Lesson Plan

• Describe the standard form of a quadratic equation and identify its coefficients.
• Apply factorisation, completing the square, and the quadratic formula to solve quadratic equations.
• Analyse the discriminant to determine the nature of the roots of a quadratic.
• Solve quadratic inequalities using sign charts and interpret the solution sets.
• Evaluate common pitfalls and select the most efficient method in exam contexts.

• Projector and screen
• Whiteboard and markers
• Graph paper and calculators
• Worksheet with mixed quadratic equations and inequalities
• Printed discriminant reference table
• Quadratic‑formula cue cards

Begin with a quick visual of a parabola from a real‑world context (e.g., a basketball shot) to capture interest. Review the standard form $ax^{2}+bx+c=0$ and ask students to identify $a$, $b$, $c$ in a displayed example.
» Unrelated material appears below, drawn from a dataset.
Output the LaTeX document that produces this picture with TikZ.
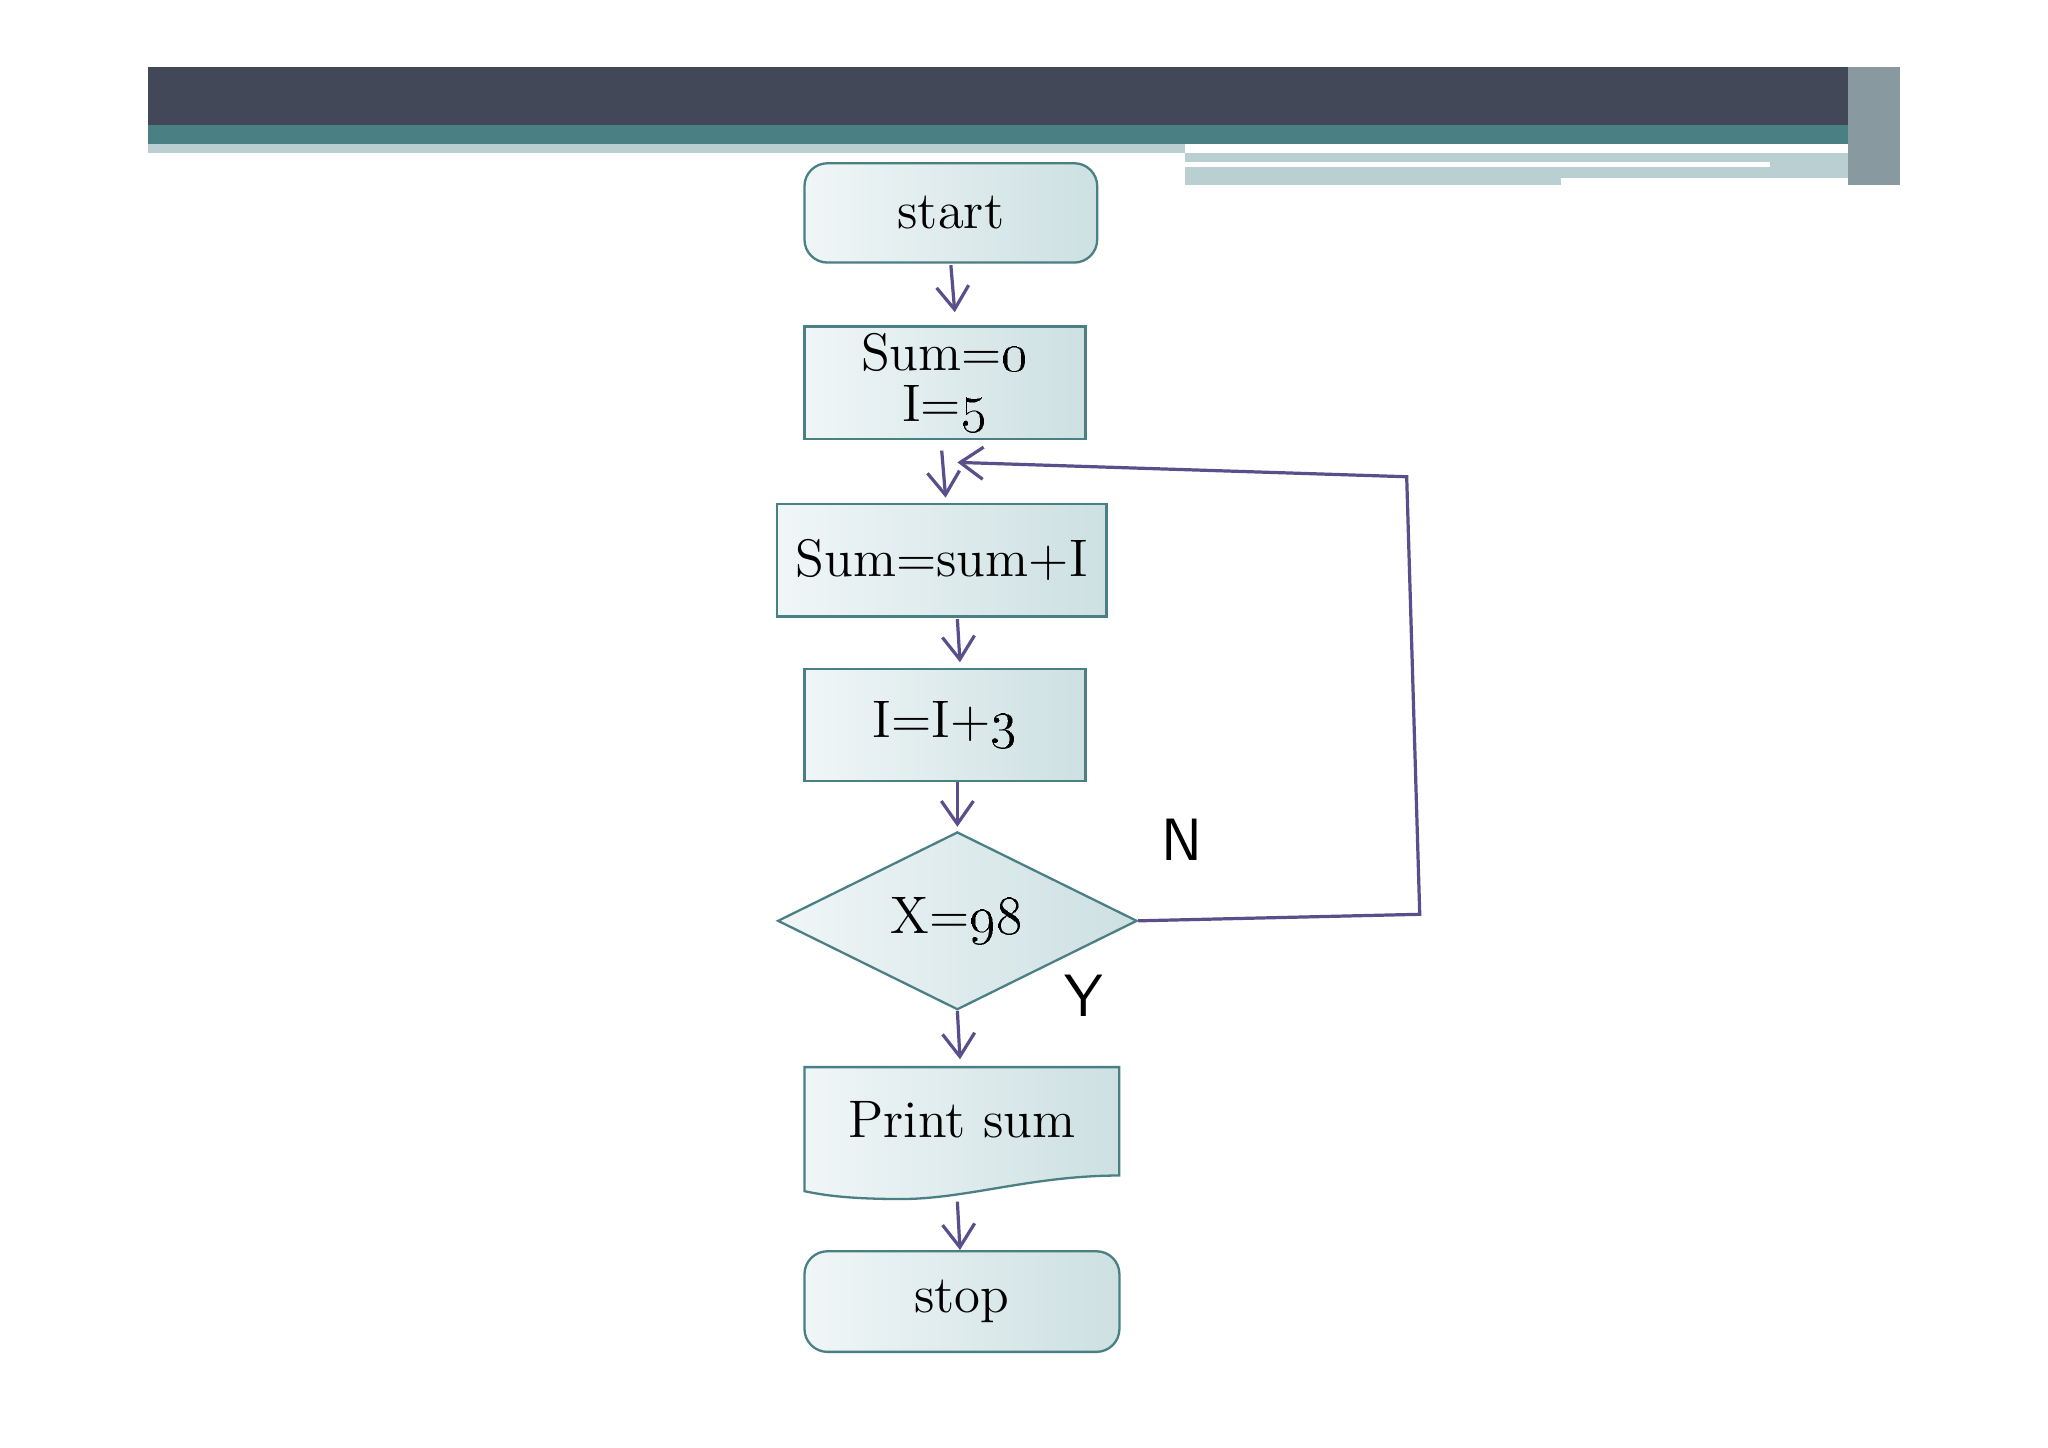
\documentclass[tikz,border=0pt]{standalone}
\usetikzlibrary{shapes.geometric,arrows.meta}
\definecolor{edgec}{HTML}{4A7F84}
\definecolor{arrc}{HTML}{5A4F8A}
\definecolor{fillL}{HTML}{F0F6F7}
\definecolor{fillR}{HTML}{CDE0E2}
\definecolor{darkbar}{HTML}{424857}
\definecolor{tealbar}{HTML}{4A7F84}
\definecolor{hatch}{HTML}{B9CFD1}
\begin{document}
\begin{tikzpicture}[x=0.01cm,y=-0.01cm,
  box/.style={draw=edgec,left color=fillL,right color=fillR,line width=0.5pt,font=\fontsize{11.5}{13}\selectfont,align=center,inner sep=0pt},
  conn/.style={draw=arrc,line width=0.7pt,-{Straight Barb[length=5pt,width=7pt]}},
  lab/.style={font=\sffamily\fontsize{13}{15}\selectfont}]
\useasboundingbox (0,0) rectangle (1568,1108);
\fill[white] (0,0) rectangle (1568,1108);
% header
\fill[darkbar] (113,51) rectangle (1455,96);
\fill[tealbar] (113,96) rectangle (1455,110);
\fill[hatch] (113,110) rectangle (907,117);
\fill[hatch] (907,117) rectangle (1455,142);
\fill[white] (907,124) rectangle (1355,128);
\fill[white] (1195,136) rectangle (1420,142);
\fill[hatch!60!darkbar] (1415,51) rectangle (1455,142);
% nodes
\node[box,rounded corners=5pt,minimum width=2.24cm,minimum height=0.76cm] (start) at (728,163) {start};
\node[box,minimum width=2.15cm,minimum height=0.86cm] (s0) at (723.5,293) {Sum=\oldstylenums{0}\\[-2pt]I=\oldstylenums{5}};
\node[box,minimum width=2.52cm,minimum height=0.86cm] (sum) at (721,429) {Sum=sum+I};
\node[box,minimum width=2.15cm,minimum height=0.86cm] (inc) at (723.5,555) {I=I+\oldstylenums{3}};
\node[box,diamond,aspect=2.02,minimum width=2.75cm,minimum height=1.36cm] (dec) at (733,705) {X=\oldstylenums{98}};
\shade[draw=edgec,left color=fillL,right color=fillR,line width=0.5pt]
  (616,817) -- (857,817) -- (857,900) .. controls (790,900) and (740,918) .. (690,918)
  .. controls (650,918) and (630,915) .. (616,912) -- cycle;
\node[font=\fontsize{11.5}{13}\selectfont,inner sep=0pt,minimum width=2.41cm,minimum height=0.8cm] (pr) at (736.5,857) {Print sum};
\node[box,rounded corners=5pt,minimum width=2.41cm,minimum height=0.77cm] (stop) at (736.5,996.5) {stop};
% connector ends
\coordinate (a1) at (728,203); \coordinate (b1) at (731,239);
\coordinate (a2) at (721,345); \coordinate (b2) at (724,381);
\coordinate (a3) at (733,474); \coordinate (b3) at (735,507);
\coordinate (a4) at (733,599); \coordinate (b4) at (733,633);
\coordinate (b5) at (735,811);
\coordinate (a6) at (733,920); \coordinate (b6) at (735,957);
\draw[conn] (a1) -- (b1);
\draw[conn] (a2) -- (b2);
\draw[conn] (a3) -- (b3);
\draw[conn] (a4) -- (b4);
\draw[conn] (dec.south) -- (b5);
\draw[conn] (a6) -- (b6);
\coordinate (c1) at (1087,700);
\coordinate (c2) at (1077,365);
\coordinate (c3) at (733,354);
\draw[conn] (dec.east) -- (c1) -- (c2) -- (c3);
\node[lab] (N) at (905,643) {N};
\node[lab] (Y) at (830,762) {Y};
\end{tikzpicture}
\end{document}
State that by the end of the lesson they will be able to solve any quadratic, classify its roots, and handle related inequalities.

1. Do‑now (5′): Write the standard form for three given quadratics and label $a$, $b$, $c$.
2. Mini‑lecture (10′): Derive the quadratic formula via completing the square; introduce the discriminant and its meaning.
3. Guided practice (12′): Solve one equation by factorisation, one by completing the square, and one using the formula; discuss efficiency.
4. Independent practice (15′): Worksheet – students solve a set of equations, state the discriminant, and classify the roots.
5. Quadratic inequalities (10′): Demonstrate the sign‑chart method; students complete a sample inequality on their own.
6. Exit ticket (3′): Write one tip for choosing the quickest solving method and give the solution set for a provided inequality.

Recap the three solving techniques, the role of the discriminant, and how sign charts resolve inequalities. Collect exit tickets to gauge understanding and assign homework: complete the additional worksheet that mixes factorisable, non‑factorisable, and inequality problems.